ZA: For salumi, no. I set up Otto in New York, and it’s the first HACCP certified salumi program in the US. Vegas will be HACCP certified in a month (just went through fourth tests last week).

JJP: How much time do you spend coming up with new items?
ZA: We are working on six new salumi items right now at one of the restaurants—especially with the younger cooks who want to learn and get into it.

JJP: Any interesting charcuterie you’re working on?
ZA: We’re working on a pork heart ragu and pork kidneys.

JJP: What are the most important factors in curing?
ZA: Constant airflow, humidity, and temperature are very important.

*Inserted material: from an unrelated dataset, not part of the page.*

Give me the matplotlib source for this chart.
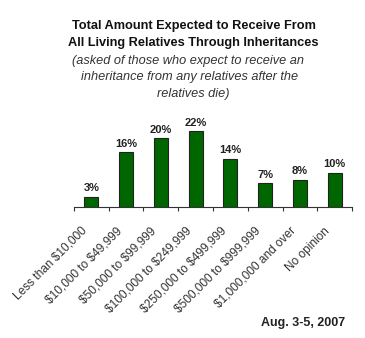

JJP: Is it a challenge in Vegas to keep climate controlled in terms of curing environment?
ZA: I thought it was going to be really tough when I was moving out [from New York]. I was dreaming up all kinds of ideas of what I was going to have to do, but it’s actually become quite easy. I was worried about not having enough humidity and planning on getting non-sealed bricks to soak the humidity. In Vegas you are in such huge hotels that you don’t really know what’s happening outside.

JJP: Does your clientele in Vegas go for the nasty bits?
ZA: Yesterday we ran a pork liver sausage that sold well. Pork tails, pig ears, and head cheese do well. At B&B we do lamb tongue and lamb brains. We sold our ten pieces of veal tongue last week with no problems. They’ll buy it if you get the wait staff and everyone behind it.